Key differences arise from geographic focus and resulting perspectives:

  • Funding scale: Galen Growth’s global YTD total of $20.6B is more than double Rock Health’s US-only total of $9.9B, highlighting the substantial contribution of international markets.
  • Market outlook: Rock Health warns of a widening divide, a “thinning middle” and a severe Series B bottleneck. A market top-heavy with capital but weak in mid-tier resilience. Galen Growth, meanwhile, frames 2025 as a recalibration year. A necessary step toward maturity.
  • Investment lens: Rock Health looks at how healthcare is delivered (workflow ownership), while Galen Growth focuses on what is being delivered (therapeutic and AI-led innovations).

What it all means

Both reports tell the same underlying truth: digital health is consolidating, not collapsing.

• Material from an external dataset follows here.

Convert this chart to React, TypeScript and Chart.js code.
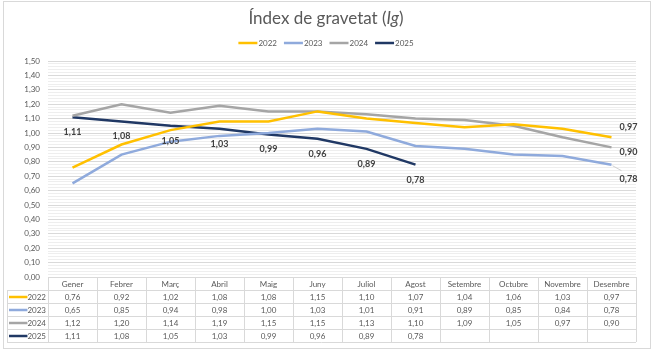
import React, { useEffect, useRef } from 'react';
import { Chart, registerables } from 'chart.js';
Chart.register(...registerables);

const MONTHS = ['Gener', 'Febrer', 'Març', 'Abril', 'Maig', 'Juny', 'Juliol', 'Agost', 'Setembre', 'Octubre', 'Novembre', 'Desembre'];
const SERIES_NAMES = ['2022', '2023', '2024', '2025'];
const Y2022 = [0.76, 0.92, 1.02, 1.08, 1.08, 1.15, 1.10, 1.07, 1.04, 1.06, 1.03, 0.97];
const Y2023 = [0.65, 0.85, 0.94, 0.98, 1.00, 1.03, 1.01, 0.91, 0.89, 0.85, 0.84, 0.78];
const Y2024 = [1.12, 1.20, 1.14, 1.19, 1.15, 1.15, 1.13, 1.10, 1.09, 1.05, 0.97, 0.90];
const Y2025 = [1.11, 1.08, 1.05, 1.03, 0.99, 0.96, 0.89, 0.78, null, null, null, null];
const COLORS = ['#FFC000', '#8FAADC', '#A5A5A5', '#203864'];
const Y_MIN = 0;
const Y_MAX = 1.5;

const FONT = 'Lato, "Open Sans", sans-serif';
const TXT = '#595959';
const GRID = '#d9d9d9';

const fmt = (v: number) => v.toFixed(2).replace('.', ',');

const decor = {
  id: 'decor',
  beforeDraw(chart: any) {
    const ctx = chart.ctx;
    ctx.save();
    ctx.strokeStyle = '#d9d9d9';
    ctx.lineWidth = 1;
    ctx.strokeRect(3.5, 1.5, 647, 347);
    ctx.restore();
  },
  afterDatasetsDraw(chart: any) {
    const ctx = chart.ctx;
    ctx.save();
    ctx.font = `bold 9px ${FONT}`;
    ctx.fillStyle = '#404040';
    ctx.textAlign = 'center';
    ctx.textBaseline = 'middle';
    const meta25 = chart.getDatasetMeta(3);
    Y2025.forEach((v, i) => {
      if (v == null) return;
      const p = meta25.data[i];
      ctx.fillText(fmt(v), p.x, p.y + 15);
    });
    const last = MONTHS.length - 1;
    const p22 = chart.getDatasetMeta(0).data[last];
    ctx.fillText(fmt(Y2022[last]), p22.x + 17, p22.y - 10);
    const p24 = chart.getDatasetMeta(2).data[last];
    ctx.fillText(fmt(Y2024[last]), p24.x + 17, p24.y + 5);
    const p23 = chart.getDatasetMeta(1).data[last];
    ctx.strokeStyle = '#bfbfbf';
    ctx.lineWidth = 0.7;
    ctx.beginPath();
    ctx.moveTo(p23.x + 1, p23.y + 1);
    ctx.lineTo(p23.x + 10, p23.y + 6);
    ctx.stroke();
    ctx.fillText(fmt(Y2023[last]), p23.x + 17, p23.y + 14);
    ctx.restore();
  },
  afterDraw(chart: any) {
    const ctx = chart.ctx;
    const xs = chart.scales.x;
    const area = chart.chartArea;
    ctx.save();
    // Title
    const cx = 326;
    const t1 = 'Índex de gravetat (';
    const t2 = 'Ig';
    const t3 = ')';
    ctx.textBaseline = 'middle';
    ctx.fillStyle = TXT;
    ctx.font = `17px ${FONT}`;
    const w1 = ctx.measureText(t1).width;
    const w3 = ctx.measureText(t3).width;
    ctx.font = `italic 17px ${FONT}`;
    const w2 = ctx.measureText(t2).width;
    const tx = cx - (w1 + w2 + w3) / 2;
    ctx.textAlign = 'left';
    ctx.font = `17px ${FONT}`;
    ctx.fillText(t1, tx, 19);
    ctx.font = `italic 17px ${FONT}`;
    ctx.fillText(t2, tx + w1, 19);
    ctx.font = `17px ${FONT}`;
    ctx.fillText(t3, tx + w1 + w2, 19);

    // Legend
    ctx.font = `8px ${FONT}`;
    const lineW = 19;
    const gap = 1;
    const itemGap = 7;
    const widths = SERIES_NAMES.map((n) => lineW + gap + ctx.measureText(n).width);
    const total = widths.reduce((a, b) => a + b, 0) + itemGap * (widths.length - 1);
    let lx = cx - total / 2;
    const ly = 43;
    SERIES_NAMES.forEach((n, i) => {
      ctx.strokeStyle = COLORS[i];
      ctx.lineWidth = 2.5;
      ctx.beginPath();
      ctx.moveTo(lx, ly);
      ctx.lineTo(lx + lineW, ly);
      ctx.stroke();
      ctx.fillStyle = TXT;
      ctx.textAlign = 'left';
      ctx.fillText(n, lx + lineW + gap, ly);
      lx += widths[i] + itemGap;
    });

    // Data table
    const colW = (area.right - area.left) / MONTHS.length;
    const top = area.bottom;
    const rowH = 13;
    const headerBottom = top + 13;
    const bottom = headerBottom + rowH * 4;
    const tableLeft = 7;
    ctx.strokeStyle = GRID;
    ctx.lineWidth = 1;
    ctx.beginPath();
    ctx.moveTo(area.left, top + 0.5);
    ctx.lineTo(area.right, top + 0.5);
    for (let r = 0; r <= 4; r++) {
      const y = Math.round(headerBottom + r * rowH) + 0.5;
      ctx.moveTo(tableLeft, y);
      ctx.lineTo(area.right, y);
    }
    for (let c = 0; c <= MONTHS.length; c++) {
      const x = Math.round(area.left + c * colW) + 0.5;
      ctx.moveTo(x, top);
      ctx.lineTo(x, bottom);
    }
    ctx.moveTo(tableLeft + 0.5, headerBottom);
    ctx.lineTo(tableLeft + 0.5, bottom);
    ctx.stroke();

    ctx.font = `8px ${FONT}`;
    ctx.fillStyle = TXT;
    ctx.textAlign = 'center';
    MONTHS.forEach((m, i) => {
      const x = xs.getPixelForValue(i);
      ctx.fillText(m, x, top + 7);
    });
    const all = [Y2022, Y2023, Y2024, Y2025];
    all.forEach((arr, r) => {
      const y = headerBottom + r * rowH + rowH / 2 + 0.5;
      ctx.font = `8px ${FONT}`;
      const nameW = ctx.measureText(SERIES_NAMES[r]).width;
      const nameRight = area.left - 2;
      ctx.strokeStyle = COLORS[r];
      ctx.lineWidth = 2.5;
      ctx.beginPath();
      ctx.moveTo(tableLeft + 2, y);
      ctx.lineTo(nameRight - nameW, y);
      ctx.stroke();
      ctx.fillStyle = TXT;
      ctx.textAlign = 'right';
      ctx.fillText(SERIES_NAMES[r], nameRight, y);
      ctx.textAlign = 'center';
      arr.forEach((v, i) => {
        if (v == null) return;
        ctx.fillText(fmt(v as number), xs.getPixelForValue(i), y);
      });
    });
    ctx.restore();
  },
};

export default function App() {
  const ref = useRef<HTMLCanvasElement>(null);
  useEffect(() => {
    if (!ref.current) return;
    const data = [Y2022, Y2023, Y2024, Y2025];
    const chart = new Chart(ref.current, {
      type: 'line',
      data: {
        labels: MONTHS,
        datasets: data.map((d, i) => ({
          label: SERIES_NAMES[i],
          data: d,
          borderColor: COLORS[i],
          backgroundColor: COLORS[i],
          borderWidth: 2.5,
          pointRadius: 0,
          tension: 0,
          spanGaps: false,
        })),
      },
      options: {
        animation: false,
        responsive: false,
        maintainAspectRatio: false,
        layout: { padding: { left: 8, right: 24, top: 61, bottom: 80 } },
        plugins: {
          legend: { display: false },
          title: { display: false },
          tooltip: { enabled: false },
        },
        scales: {
          x: {
            type: 'category',
            offset: true,
            display: false,
          },
          y: {
            min: Y_MIN,
            max: Y_MAX,
            afterFit: (s: any) => {
              s.width = 40;
            },
            border: { display: false },
            grid: {
              drawTicks: false,
              color: (c: any) =>
                c.tick && Math.round(c.tick.value * 100) % 10 === 0 ? GRID : '#eeeeee',
            },
            ticks: {
              stepSize: 0.02,
              maxTicksLimit: 200,
              autoSkip: false,
              padding: 8,
              color: TXT,
              font: { family: FONT, size: 8 },
              callback: (v: any) => {
                const n = Number(v);
                return Math.round(n * 100) % 10 === 0 ? fmt(n) : '';
              },
            },
          },
        },
      },
      plugins: [decor],
    });
    return () => chart.destroy();
  }, []);
  return (
    <div style={{ position: 'absolute', left: 0, top: 0, width: 660, height: 357, background: '#fff' }}>
      <canvas ref={ref} width={660} height={357} style={{ display: 'block', width: 660, height: 357 }} />
    </div>
  );
}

Capital hasn’t disappeared. It’s just gotten pickier. The days of funding on vision alone are over. Investors now want proof: real-world results, validated AI models, and sustainable economics.

For startups, this means the path to funding is longer, but the bar for success is clearer. For investors, it’s a market of fewer, stronger bets on companies that are becoming the infrastructure of healthcare’s digital future.

As we close Q3 2025, digital health stands at a crossroads. The winners will be those who can prove both clinical value and operational endurance. The rest will have to adapt fast or risk being left behind in the next wave of consolidation.

Wrapping up

The Rock Health and Galen Growth reports don’t contradict each other; rather, they complement each other. One looks inward at the U.S. system under strain; the other outward at a global market recalibrating toward maturity.

Together, they reveal an industry in transition.